Tesla chiede i soldi indietro ai fornitori
Il costruttore di auto elettriche ha chiesto a una decina di fornitori di restituire parte dei pagamenti ricevuti dal 2016 in poi.
Secondo quanto riporta il Wall Street Journal (ma la notizia è confermata dalla stessa Tesla) l’azienda di Elon Musk ha inviato una richiesta ufficiale ad alcuni dei suoi fornitori, con la quale Tesla chiede loro di restituire parte dei pagamenti ricevuti per le forniture dal 2016 in poi.
Secondo il Wall Street Journal si tratterebbe di un “cospicuo ammontare di denaro“. La diffusione della notizia ha avuto pesanti ripercussioni sul titolo azionario di Tesla, che ha perso oltre il 3% alla Borsa di New York.

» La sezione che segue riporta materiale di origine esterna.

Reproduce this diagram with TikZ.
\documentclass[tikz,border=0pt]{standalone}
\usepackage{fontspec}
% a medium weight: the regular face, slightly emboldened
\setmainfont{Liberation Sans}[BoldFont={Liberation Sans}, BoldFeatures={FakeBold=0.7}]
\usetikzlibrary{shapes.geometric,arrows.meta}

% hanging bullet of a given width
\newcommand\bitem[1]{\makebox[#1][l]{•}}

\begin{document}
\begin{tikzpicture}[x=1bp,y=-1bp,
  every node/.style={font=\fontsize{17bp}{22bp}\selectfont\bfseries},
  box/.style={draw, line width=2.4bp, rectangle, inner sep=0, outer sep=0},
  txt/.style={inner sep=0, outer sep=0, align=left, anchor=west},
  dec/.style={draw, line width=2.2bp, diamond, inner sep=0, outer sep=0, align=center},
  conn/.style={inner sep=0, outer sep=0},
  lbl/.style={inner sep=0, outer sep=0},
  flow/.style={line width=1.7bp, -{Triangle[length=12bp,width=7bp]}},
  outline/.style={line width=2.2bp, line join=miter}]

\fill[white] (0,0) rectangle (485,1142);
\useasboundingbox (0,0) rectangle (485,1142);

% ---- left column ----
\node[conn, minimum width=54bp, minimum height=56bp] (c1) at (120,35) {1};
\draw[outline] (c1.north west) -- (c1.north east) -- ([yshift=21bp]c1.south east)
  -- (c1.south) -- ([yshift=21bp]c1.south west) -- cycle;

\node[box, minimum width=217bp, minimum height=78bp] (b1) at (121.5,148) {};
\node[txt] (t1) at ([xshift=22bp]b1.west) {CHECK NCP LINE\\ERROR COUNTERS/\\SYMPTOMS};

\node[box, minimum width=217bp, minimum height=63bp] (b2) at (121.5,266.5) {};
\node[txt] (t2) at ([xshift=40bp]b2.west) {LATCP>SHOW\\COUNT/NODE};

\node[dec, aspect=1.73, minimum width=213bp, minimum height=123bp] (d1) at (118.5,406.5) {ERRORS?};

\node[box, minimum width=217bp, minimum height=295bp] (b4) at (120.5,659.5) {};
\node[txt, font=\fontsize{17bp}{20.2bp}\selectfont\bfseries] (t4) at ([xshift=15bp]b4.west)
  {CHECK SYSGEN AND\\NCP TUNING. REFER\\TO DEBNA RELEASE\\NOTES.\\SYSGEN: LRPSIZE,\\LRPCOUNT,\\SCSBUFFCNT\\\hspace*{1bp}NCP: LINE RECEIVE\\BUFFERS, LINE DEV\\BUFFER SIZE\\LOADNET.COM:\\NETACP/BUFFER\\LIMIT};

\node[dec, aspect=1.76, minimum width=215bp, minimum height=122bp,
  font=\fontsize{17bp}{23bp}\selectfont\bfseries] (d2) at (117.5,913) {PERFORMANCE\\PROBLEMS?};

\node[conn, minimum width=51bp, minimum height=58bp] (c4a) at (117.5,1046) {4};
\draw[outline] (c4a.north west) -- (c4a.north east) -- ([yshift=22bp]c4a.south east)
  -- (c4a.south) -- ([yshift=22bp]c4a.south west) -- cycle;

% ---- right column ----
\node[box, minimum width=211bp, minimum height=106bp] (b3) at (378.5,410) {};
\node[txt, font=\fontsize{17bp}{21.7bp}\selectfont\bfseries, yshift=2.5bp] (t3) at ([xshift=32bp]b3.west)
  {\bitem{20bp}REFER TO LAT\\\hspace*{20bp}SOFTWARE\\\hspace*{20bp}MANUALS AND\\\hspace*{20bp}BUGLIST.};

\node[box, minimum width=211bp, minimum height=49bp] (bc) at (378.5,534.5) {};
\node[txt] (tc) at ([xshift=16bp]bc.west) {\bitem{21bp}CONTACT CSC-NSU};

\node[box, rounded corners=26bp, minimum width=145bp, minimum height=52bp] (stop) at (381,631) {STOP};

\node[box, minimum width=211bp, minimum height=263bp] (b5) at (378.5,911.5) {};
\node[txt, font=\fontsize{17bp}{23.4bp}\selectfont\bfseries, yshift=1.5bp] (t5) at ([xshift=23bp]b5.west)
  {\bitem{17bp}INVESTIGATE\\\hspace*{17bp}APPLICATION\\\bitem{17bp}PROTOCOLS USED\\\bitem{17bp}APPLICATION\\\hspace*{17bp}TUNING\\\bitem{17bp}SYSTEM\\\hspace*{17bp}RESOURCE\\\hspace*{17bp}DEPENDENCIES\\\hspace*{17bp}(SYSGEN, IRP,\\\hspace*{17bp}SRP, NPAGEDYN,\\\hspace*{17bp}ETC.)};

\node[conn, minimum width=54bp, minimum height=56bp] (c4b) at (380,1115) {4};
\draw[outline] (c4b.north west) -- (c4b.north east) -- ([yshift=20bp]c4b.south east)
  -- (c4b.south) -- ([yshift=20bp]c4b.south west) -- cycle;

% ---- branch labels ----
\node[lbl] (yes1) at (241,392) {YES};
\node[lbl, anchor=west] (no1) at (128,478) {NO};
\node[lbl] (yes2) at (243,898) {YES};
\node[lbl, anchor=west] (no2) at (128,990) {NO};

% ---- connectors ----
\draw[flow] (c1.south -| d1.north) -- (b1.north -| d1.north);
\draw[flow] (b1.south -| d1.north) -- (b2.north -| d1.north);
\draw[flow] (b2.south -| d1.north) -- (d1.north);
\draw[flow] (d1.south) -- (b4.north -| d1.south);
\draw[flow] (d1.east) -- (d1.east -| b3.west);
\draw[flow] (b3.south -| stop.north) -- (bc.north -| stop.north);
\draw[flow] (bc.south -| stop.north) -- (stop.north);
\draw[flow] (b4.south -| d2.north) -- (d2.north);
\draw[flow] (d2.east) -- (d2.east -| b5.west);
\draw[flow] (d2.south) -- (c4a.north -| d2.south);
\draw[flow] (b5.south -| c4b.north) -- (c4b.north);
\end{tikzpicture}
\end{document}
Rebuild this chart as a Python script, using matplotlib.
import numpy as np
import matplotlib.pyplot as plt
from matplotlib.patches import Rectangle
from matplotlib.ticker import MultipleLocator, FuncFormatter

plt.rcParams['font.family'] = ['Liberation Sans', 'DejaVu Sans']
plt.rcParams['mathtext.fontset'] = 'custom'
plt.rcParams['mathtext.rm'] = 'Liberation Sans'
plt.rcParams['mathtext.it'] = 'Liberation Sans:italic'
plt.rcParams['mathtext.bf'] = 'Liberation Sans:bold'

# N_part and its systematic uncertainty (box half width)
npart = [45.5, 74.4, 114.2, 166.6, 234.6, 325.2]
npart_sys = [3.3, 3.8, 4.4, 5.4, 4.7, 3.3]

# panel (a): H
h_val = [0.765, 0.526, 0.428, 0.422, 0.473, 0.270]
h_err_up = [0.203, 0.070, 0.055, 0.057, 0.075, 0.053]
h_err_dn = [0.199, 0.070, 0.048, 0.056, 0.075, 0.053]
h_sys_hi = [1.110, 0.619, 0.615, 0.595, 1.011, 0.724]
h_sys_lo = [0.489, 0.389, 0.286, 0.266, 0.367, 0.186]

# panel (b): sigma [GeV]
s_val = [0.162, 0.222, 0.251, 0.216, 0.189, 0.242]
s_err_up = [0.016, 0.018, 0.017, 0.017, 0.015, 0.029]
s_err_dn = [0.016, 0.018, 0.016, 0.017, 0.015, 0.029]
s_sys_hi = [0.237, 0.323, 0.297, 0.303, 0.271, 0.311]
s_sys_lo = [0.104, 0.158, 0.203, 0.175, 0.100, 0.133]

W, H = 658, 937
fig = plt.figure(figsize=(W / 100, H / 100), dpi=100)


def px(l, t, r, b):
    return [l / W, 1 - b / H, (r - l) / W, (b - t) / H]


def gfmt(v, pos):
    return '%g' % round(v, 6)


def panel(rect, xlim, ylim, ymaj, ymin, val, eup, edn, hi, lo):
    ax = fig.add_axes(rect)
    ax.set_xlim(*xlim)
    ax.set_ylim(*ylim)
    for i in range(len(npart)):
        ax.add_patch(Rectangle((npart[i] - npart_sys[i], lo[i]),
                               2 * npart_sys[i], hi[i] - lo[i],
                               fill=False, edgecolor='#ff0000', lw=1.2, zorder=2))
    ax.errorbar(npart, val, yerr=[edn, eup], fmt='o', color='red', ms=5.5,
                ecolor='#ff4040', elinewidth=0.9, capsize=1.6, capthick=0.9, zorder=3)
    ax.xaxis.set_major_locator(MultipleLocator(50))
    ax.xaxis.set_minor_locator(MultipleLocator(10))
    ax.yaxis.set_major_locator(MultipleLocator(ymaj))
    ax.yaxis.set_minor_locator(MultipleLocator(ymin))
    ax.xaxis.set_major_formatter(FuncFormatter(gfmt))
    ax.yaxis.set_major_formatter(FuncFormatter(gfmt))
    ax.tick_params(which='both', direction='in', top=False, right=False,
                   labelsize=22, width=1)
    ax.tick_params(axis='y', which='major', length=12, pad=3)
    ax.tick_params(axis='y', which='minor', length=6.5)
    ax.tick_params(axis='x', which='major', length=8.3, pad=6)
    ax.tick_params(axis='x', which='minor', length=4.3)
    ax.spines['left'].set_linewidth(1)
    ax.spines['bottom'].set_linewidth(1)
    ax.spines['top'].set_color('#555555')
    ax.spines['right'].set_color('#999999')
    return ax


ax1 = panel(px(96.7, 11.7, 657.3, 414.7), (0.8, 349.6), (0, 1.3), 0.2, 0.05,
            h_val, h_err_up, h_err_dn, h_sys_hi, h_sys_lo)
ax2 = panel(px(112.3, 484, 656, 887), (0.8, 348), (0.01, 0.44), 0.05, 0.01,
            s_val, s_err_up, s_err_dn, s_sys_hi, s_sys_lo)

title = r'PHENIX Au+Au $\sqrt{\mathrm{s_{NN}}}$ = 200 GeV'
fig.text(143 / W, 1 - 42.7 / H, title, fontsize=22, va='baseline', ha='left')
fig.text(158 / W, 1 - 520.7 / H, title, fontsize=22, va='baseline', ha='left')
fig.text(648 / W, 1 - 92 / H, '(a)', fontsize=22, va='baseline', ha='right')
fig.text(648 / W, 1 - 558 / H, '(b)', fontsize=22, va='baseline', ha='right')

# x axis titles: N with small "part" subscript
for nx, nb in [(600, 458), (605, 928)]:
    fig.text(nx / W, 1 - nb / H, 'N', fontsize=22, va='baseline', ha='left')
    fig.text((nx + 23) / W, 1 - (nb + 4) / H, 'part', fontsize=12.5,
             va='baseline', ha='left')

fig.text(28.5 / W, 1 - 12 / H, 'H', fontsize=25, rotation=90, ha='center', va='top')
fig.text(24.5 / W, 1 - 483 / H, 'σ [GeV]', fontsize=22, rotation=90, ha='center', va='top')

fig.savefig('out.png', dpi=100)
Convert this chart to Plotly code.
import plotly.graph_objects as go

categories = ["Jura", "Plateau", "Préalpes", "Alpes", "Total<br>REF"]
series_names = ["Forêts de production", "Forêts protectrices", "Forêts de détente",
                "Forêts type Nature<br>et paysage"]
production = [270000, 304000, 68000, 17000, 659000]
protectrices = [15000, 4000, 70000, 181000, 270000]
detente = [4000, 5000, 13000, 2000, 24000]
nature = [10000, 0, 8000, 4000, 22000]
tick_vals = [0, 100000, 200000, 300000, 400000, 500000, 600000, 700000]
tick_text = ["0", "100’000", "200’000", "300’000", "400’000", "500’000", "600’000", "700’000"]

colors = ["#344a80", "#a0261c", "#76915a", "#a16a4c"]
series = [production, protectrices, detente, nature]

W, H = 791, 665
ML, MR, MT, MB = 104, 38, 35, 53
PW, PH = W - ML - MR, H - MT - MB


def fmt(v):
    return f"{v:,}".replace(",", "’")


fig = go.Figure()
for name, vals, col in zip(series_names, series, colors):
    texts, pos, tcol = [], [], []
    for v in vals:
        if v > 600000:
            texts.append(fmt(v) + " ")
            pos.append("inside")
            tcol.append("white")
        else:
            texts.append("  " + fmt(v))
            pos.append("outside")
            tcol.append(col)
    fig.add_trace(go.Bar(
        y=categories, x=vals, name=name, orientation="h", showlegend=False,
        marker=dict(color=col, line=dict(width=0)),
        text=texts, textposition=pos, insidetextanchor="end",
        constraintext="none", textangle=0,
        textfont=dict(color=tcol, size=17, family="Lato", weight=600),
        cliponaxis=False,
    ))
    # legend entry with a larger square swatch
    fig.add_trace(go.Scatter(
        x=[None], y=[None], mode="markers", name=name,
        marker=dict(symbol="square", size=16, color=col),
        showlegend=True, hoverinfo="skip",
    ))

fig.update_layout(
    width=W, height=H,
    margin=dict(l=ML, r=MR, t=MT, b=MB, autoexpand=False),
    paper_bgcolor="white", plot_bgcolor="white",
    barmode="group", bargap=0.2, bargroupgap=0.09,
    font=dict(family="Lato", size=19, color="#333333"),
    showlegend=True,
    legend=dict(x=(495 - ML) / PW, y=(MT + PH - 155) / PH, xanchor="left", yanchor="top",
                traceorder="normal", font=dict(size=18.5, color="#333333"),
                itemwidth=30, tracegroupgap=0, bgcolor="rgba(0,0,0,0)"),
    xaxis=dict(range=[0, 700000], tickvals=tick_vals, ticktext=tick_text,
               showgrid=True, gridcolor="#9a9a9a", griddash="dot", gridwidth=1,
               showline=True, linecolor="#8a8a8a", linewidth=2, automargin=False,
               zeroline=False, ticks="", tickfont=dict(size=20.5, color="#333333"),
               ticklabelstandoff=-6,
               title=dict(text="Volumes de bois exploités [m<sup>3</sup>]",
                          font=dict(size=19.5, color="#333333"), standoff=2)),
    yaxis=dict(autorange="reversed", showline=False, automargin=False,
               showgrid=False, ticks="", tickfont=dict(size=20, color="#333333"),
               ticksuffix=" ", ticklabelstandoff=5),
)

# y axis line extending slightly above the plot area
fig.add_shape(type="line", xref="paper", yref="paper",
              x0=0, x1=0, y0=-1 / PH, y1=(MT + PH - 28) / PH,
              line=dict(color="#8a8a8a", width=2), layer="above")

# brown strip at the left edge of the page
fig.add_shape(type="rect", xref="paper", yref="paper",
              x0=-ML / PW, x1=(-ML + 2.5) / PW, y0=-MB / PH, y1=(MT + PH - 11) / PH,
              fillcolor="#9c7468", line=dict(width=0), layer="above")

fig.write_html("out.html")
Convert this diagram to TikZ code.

Il timore di azionisti e investitori è più che giustificato: quando un’azienda chiede i soldi indietro ai suoi fornitori non è mai un buon segno. Specialmente se l’azienda in questione è Tesla, produce auto elettriche e vuole rivoluzionare un mercato dove i competitor sono tutti dei giganti ma, al tempo stesso, da quando è nata non ha mai fatto utili.
Solo debiti: 10,5 miliardi ad oggi, secondo Bloomberg che ricorda anche che 1,7 miliardi di tali debiti devono essere ripagati entro i prossimi 16 mesi: 230 milioni a novembre, 920 milioni a marzo 2019 e altri 566 milioni a novembre 2019.
Tuttavia, in una nota inviata da Tesla a Electrek, l’azienda di Musk minimizza: La negoziazione è una parte standard del processo di fornitura, e ora che siamo in una posizione più forte con la linee di produzione della Model 3, è un buon momento per migliorare il nostro vantaggio competitivo in questo settore. Il nostro obiettivo è raggiungere costi base più sostenibili a lungo termine, non solo trovare riduzioni una tantum per questo trimestre, e questo è positivo per Tesla, i nostri azionisti e i nostri fornitori che beneficeranno anche del nostro volume di produzione crescente e delle opportunità di crescita future. Abbiamo chiesto a meno di 10 fornitori una riduzione della spesa totale in conto capitale per progetti a lungo termine iniziati nel 2016 ma non ancora completati e qualsiasi cambiamento con questi fornitori migliorerebbe i nostri flussi di cassa futuri, ma non influirebbe sulla nostra capacità di raggiungere la redditività nel terzo trimestre. Il resto delle nostre discussioni con i fornitori è interamente incentrato sul prezzo futuro delle parti e sulla progettazione o sui cambiamenti di processo che ci aiuteranno a ridurre i costi fondamentali piuttosto che ad adeguamenti dei periodi precedenti dei progetti capex. Questa è la cosa giusta da fare.
Secondo Tesla, quindi, non c’è niente di strano e anche se i fornitori non restituiranno quanto richiesto l’azienda riuscirà comunque ad essere redditiva nel terzo trimestre come promesso. Secondo David Welch su Bloomberg, invece, tale richiesta “puzza di disperazione“.
Quello che è certo, però, è che a parte il debito colossale Tesla deve rispondere (e anche in fretta) a moltissime sfide: la capacità produttiva della Model 3 ha raggiunto le 5.000 unità a settimana solo a inizio luglio, ma secondo l’ormai famoso “sabotatore” tale capacità sarebbe stata a lungo intenzionalmente sovrastimata agli occhi degli investitori.
Grossi volumi di vendita delle Model 3 sono essenziali per Tesla, perché sono la sua unica speranza di diventare una vera e propria casa automobilistica che fa utili e può programmare investimenti per il futuro.
Investimenti come la mega fabbrica da 500.000 auto l’anno già annunciata in Cina che, al momento, potrà essere costruita solo facendo altro debito.